Tuesday, March 02, 2010

Bike Shop Tales: The Bike Acquisition Syndrome

When you work at a bicycle shop, and you love bicycles, it is hard not to indulge yourself in the acquiring of more bicycles..........

As my first year went along, I became aware that the cutting edge of off road cycling was in suspension front forks, anodized, CNC'ed parts, and narrow rims. My Klein didn't really have any of that. The one thing I really was wishing I had was a suspension "device". 

Yeah.....not a fork, and not a "suspension fork", because calling anything designed to absorb impacts and hold your front wheel on your mountain bike back then was giving it way too much credit! Some of these designs for suspension were weird, didn't really work, or were flat out dangerous to use. No, if you wanted a "real" suspension device- one that worked- you got a Rock Shox Mag 20 or Mag 21. Nothing else was even close back then. Oh sure, you had your Manitous, your Lawhill Leaders, but Rock Shox was the fork you wanted.

Well, that is unless you could get your hands on a Specialized Future Shock. Basically a re-badged Mag 20, the Future Shock was a good deal. And it became an even better deal when Tom, the boss at Advantage, got a bunch of them on close out, or something. Anyway, several race team memebers got them, and when those bikes were done for the season, they were traded in, or sold for next years models. That is how I came upon getting a Park Pre 925 Team model one day.
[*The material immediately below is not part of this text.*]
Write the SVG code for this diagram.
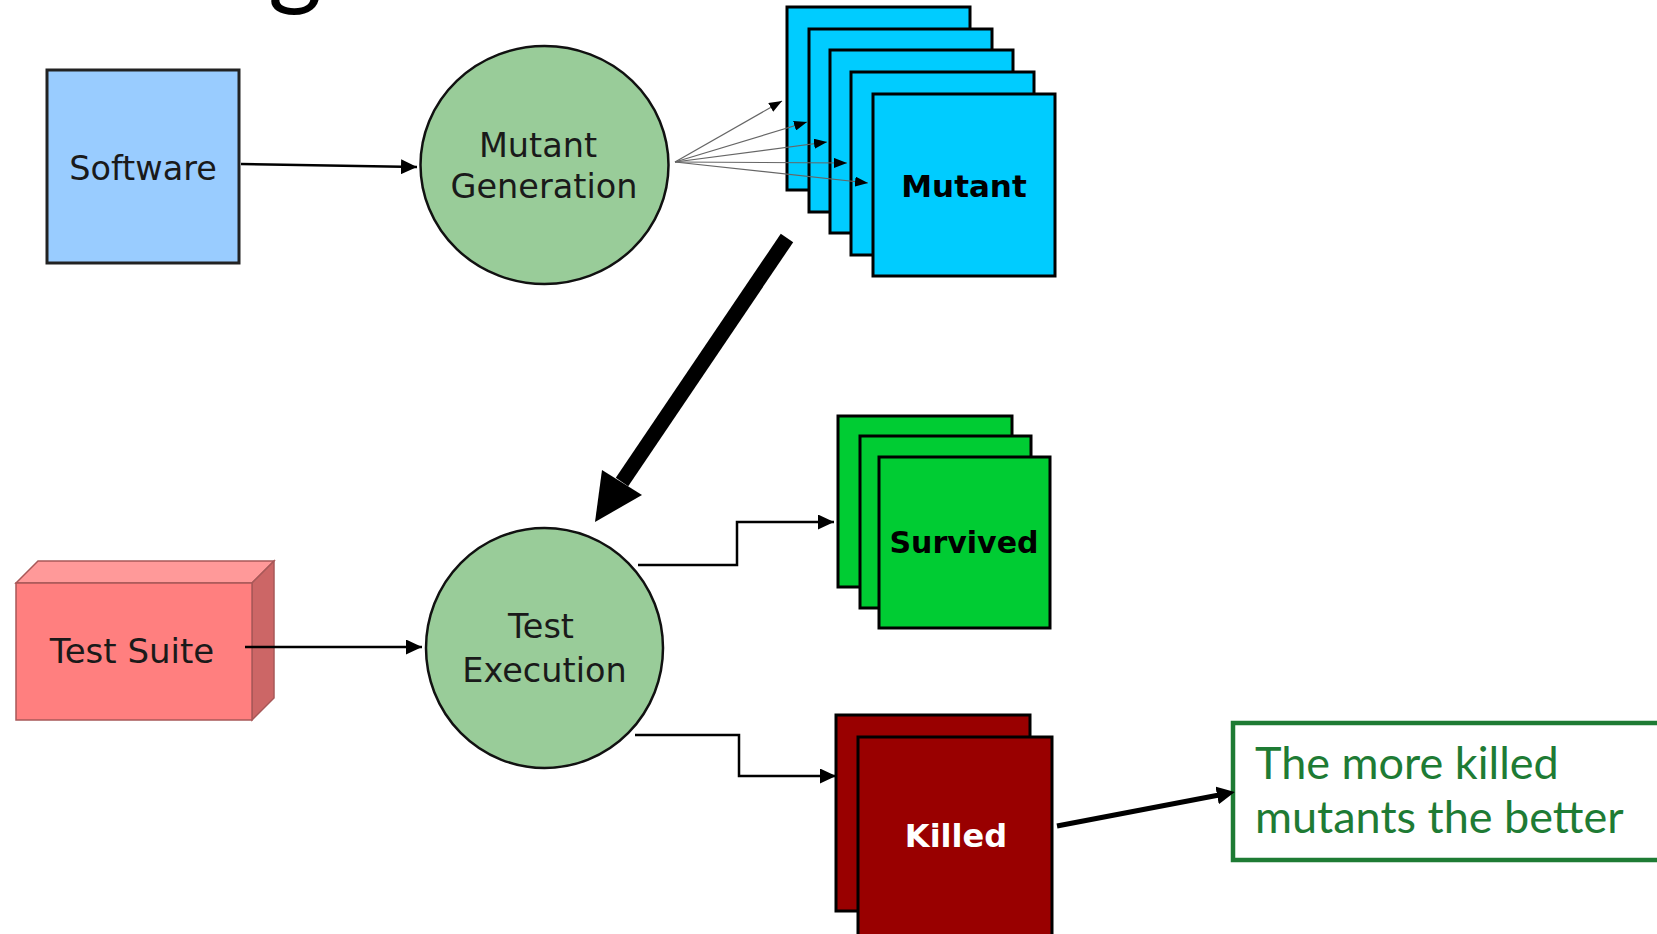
<svg xmlns="http://www.w3.org/2000/svg" width="1657" height="934" viewBox="0 0 1657 934">
<defs>
<marker id="ah" markerUnits="userSpaceOnUse" markerWidth="16" markerHeight="15" refX="16" refY="7.5" orient="auto"><path d="M0,0 L16,7.5 L0,15 z" fill="#000"/></marker>
<marker id="ahs" markerUnits="userSpaceOnUse" markerWidth="13" markerHeight="10" refX="13" refY="5" orient="auto"><path d="M0,0 L13,5 L0,10 z" fill="#000"/></marker>
<marker id="ahc" markerUnits="userSpaceOnUse" markerWidth="18" markerHeight="18" refX="6" refY="9" orient="auto"><path d="M0,0 L18,9 L0,18 z" fill="#000"/></marker>
</defs>
<style>
.lbl{font-family:"DejaVu Sans",Verdana,sans-serif;font-size:33.5px;fill:#1a1a1a;text-anchor:middle}
.bold{font-family:"DejaVu Sans",Verdana,sans-serif;font-weight:bold;text-anchor:middle}
.mut{fill:#00ccff;stroke:#000;stroke-width:3}
.sur{fill:#00cc33;stroke:#000;stroke-width:3}
.kil{fill:#990000;stroke:#000;stroke-width:3}
.proc{fill:#99cc99;stroke:#111;stroke-width:2.5}
.conn{fill:none;stroke:#000;stroke-width:2.5}
.fan{fill:none;stroke:#666;stroke-width:1.2}
.note{font-family:Lato,"Liberation Sans",sans-serif;font-size:45px;fill:#1e7b34}
</style>
<rect width="1657" height="934" fill="#fff"/>
<text x="268" y="-4" font-family="Lato,sans-serif" font-weight="400" font-size="104" fill="#000">g</text>

<g id="software">
<rect x="47" y="70" width="192" height="193" fill="#99ccff" stroke="#222" stroke-width="3"/>
<text class="lbl" x="143" y="180" font-size="34">Software</text>
</g>

<g id="mutant-generation">
<ellipse class="proc" cx="544.5" cy="165" rx="124" ry="119"/>
<text class="lbl" x="538" y="157">Mutant</text>
<text class="lbl" x="544" y="198">Generation</text>
</g>

<g id="mutants">
<rect class="mut" x="787" y="7" width="183" height="183"/>
<rect class="mut" x="809" y="29" width="183" height="183"/>
<rect class="mut" x="830" y="50" width="183" height="183"/>
<rect class="mut" x="851" y="72" width="183" height="183"/>
<rect class="mut" x="873" y="94" width="182" height="182"/>
<text class="bold" x="964" y="197" font-size="31" fill="#000">Mutant</text>
</g>

<g id="test-suite">
<polygon points="16,583 38,561 274,561 252,583" fill="#ff9999" stroke="#a85858" stroke-width="1.5"/>
<polygon points="252,583 274,561 274,698 252,720" fill="#cc6666" stroke="#a85858" stroke-width="1.5"/>
<rect x="16" y="583" width="236" height="137" fill="#ff7f7f" stroke="#a85858" stroke-width="1.5"/>
<text class="lbl" x="132" y="663" style="font-size:34px">Test Suite</text>
</g>

<g id="test-execution">
<ellipse class="proc" cx="544.5" cy="648" rx="118.5" ry="120"/>
<text class="lbl" x="541" y="638">Test</text>
<text class="lbl" x="544.5" y="682">Execution</text>
</g>

<g id="survived">
<rect class="sur" x="838" y="416" width="174" height="171"/>
<rect class="sur" x="860" y="436" width="171" height="172"/>
<rect class="sur" x="879" y="457" width="171" height="171"/>
<text class="bold" x="964" y="553" font-size="30" fill="#000">Survived</text>
</g>

<g id="killed">
<rect class="kil" x="836" y="715" width="194" height="196"/>
<rect class="kil" x="858" y="737" width="194" height="200"/>
<text class="bold" x="956" y="847" font-size="32" fill="#fff">Killed</text>
</g>

<g id="note">
<rect x="1233" y="723" width="460" height="137" fill="#fff" stroke="#1e7b34" stroke-width="4.5"/>
<text class="note" x="1255" y="779">The more killed</text>
<text class="note" x="1255" y="833">mutants the better</text>
</g>

<g id="connectors">
<line class="conn" x1="241" y1="164" x2="417" y2="167" stroke-width="3" marker-end="url(#ah)"/>
<line class="fan" x1="675" y1="162" x2="782" y2="101" marker-end="url(#ahs)"/>
<line class="fan" x1="675" y1="162" x2="807" y2="122" marker-end="url(#ahs)"/>
<line class="fan" x1="675" y1="162" x2="827" y2="142" marker-end="url(#ahs)"/>
<line class="fan" x1="675" y1="162" x2="847" y2="163" marker-end="url(#ahs)"/>
<line class="fan" x1="675" y1="162" x2="868" y2="183" marker-end="url(#ahs)"/>
<line x1="787" y1="238" x2="622" y2="482" stroke="#000" stroke-width="15"/>
<polygon points="595,522 602,470 642,495" fill="#000"/>
<line class="conn" x1="245" y1="647" x2="422" y2="647" marker-end="url(#ah)"/>
<polyline class="conn" points="638,565 737,565 737,522 834,522" marker-end="url(#ah)"/>
<polyline class="conn" points="635,735 739,735 739,776 836,776" marker-end="url(#ah)"/>
<line x1="1057" y1="826" x2="1223" y2="794.3" stroke="#000" stroke-width="5" marker-end="url(#ahc)"/>
</g>
</svg>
It was traded in, cheap, steel, had a Future Shock on it, and was........ugly! Neon greeninsh/yellow with a pink squiggle separating a blue rear triangle. Not very sell-able in our market. That was perfect for me though, and it wasn't long before I had myself a steel hardtail with a suspension fork. Trouble was, the fork needed an overhaul. So, in another round of Tom saying, "You can do this", and my being unsure, I ordered the rebuild kit. I came in on a day I didn't have to work and spent the whole day rebuilding this fork very carefully. I laid out the parts one by one, and read the manual to make sure I didn't goof it up. I got oily, I got a bit confused in a couple places, but I got it done. That fork worked again!

Not long afterwards I got some Paul Components brakes for it. The long armed cantilevers with more leverage. I ditched the old DX brakes and slapped those on, (in a blue anodized finish, of course!) and went out back to see how good these really were. Boy Howdy! I about endoed the rig! These brakes were awesome! Or so I thought at the time. In reality, I had better brake pads, which was probably 95% of the gain in performance right there, but back then it was all about getting the new/different rig, and pimping it out. And I didn't stop there either!
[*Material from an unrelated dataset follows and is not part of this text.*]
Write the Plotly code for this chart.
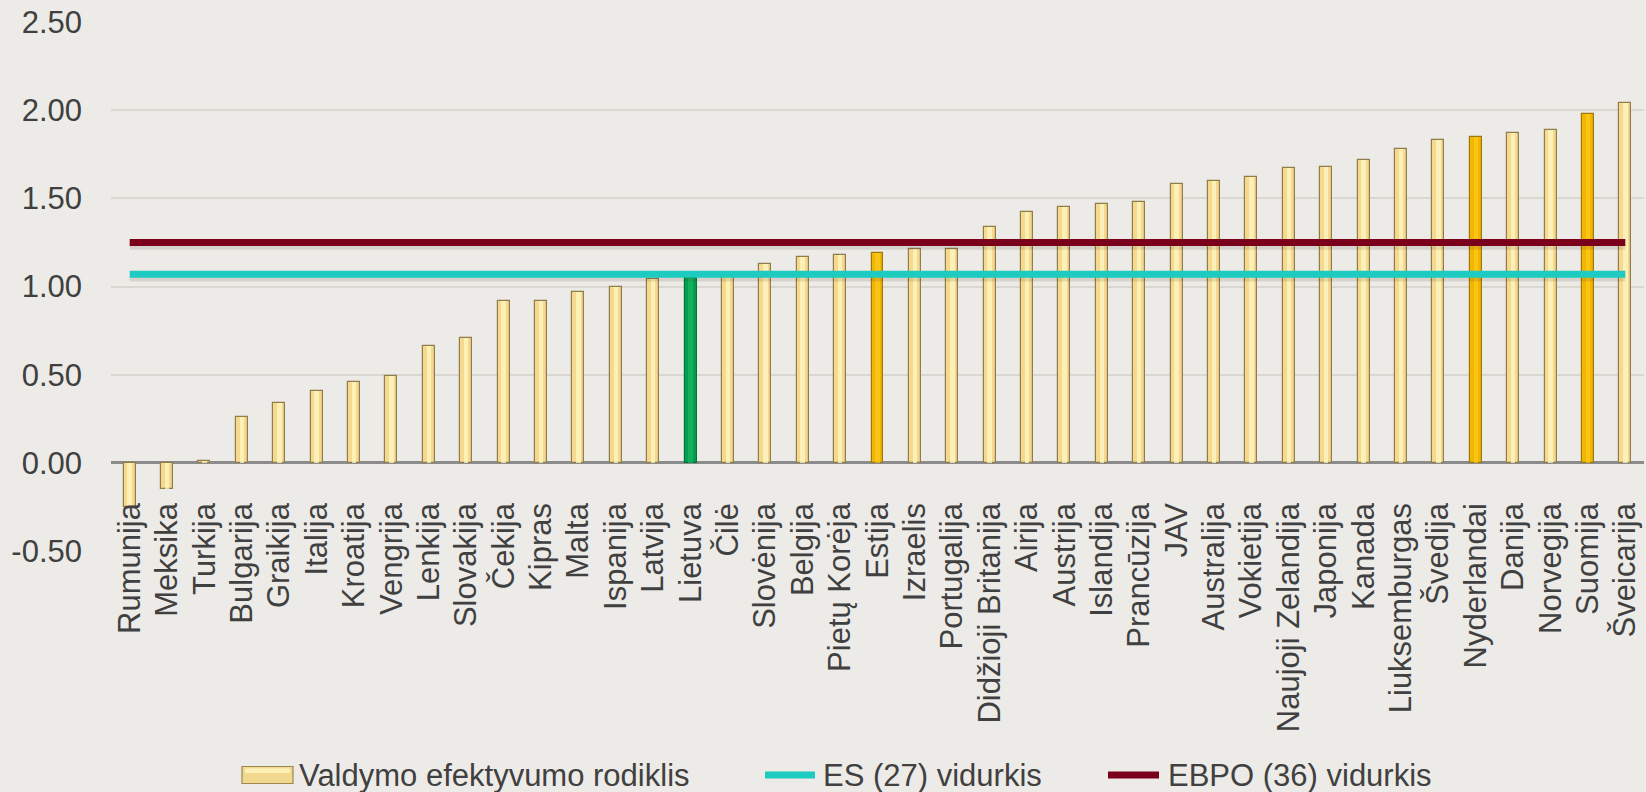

Next week: More Bike Acquisition Syndrome!


mw said...

for my first fork i went with the mongoose badged amp F-2, the cromo legged version. i think that's the right number. great fork new. not new=terrible fork. clangy like a mo-fo.

Guitar Ted said...

@mw: I still have two Amp forks in the basement. Both with Rock Shox standard disc tabs. Those were pretty amazing forks when new.

Vito said...

I find it difficult to squelch the desire to acquire new bikes and I don't work in a bike shop.

mw said...

i'll have to dig up pictures of my first working at the bike shop dream bike. that amp fork i mentioned with custom paint on the front of a fat city with an amp b-1 alum rear triangle. grafton brakes, levers, bb, crank. all xt otherwise. dean ti post. it was killer.

Marla said...

I remember seeing Hairball racing in what was the downhills of NORBA races with a spanky Rock Shox. I think my first device or fork by the time I could afford one was a Trek DS2 or something? Hmmm....what was that! A far cry from the forks of today!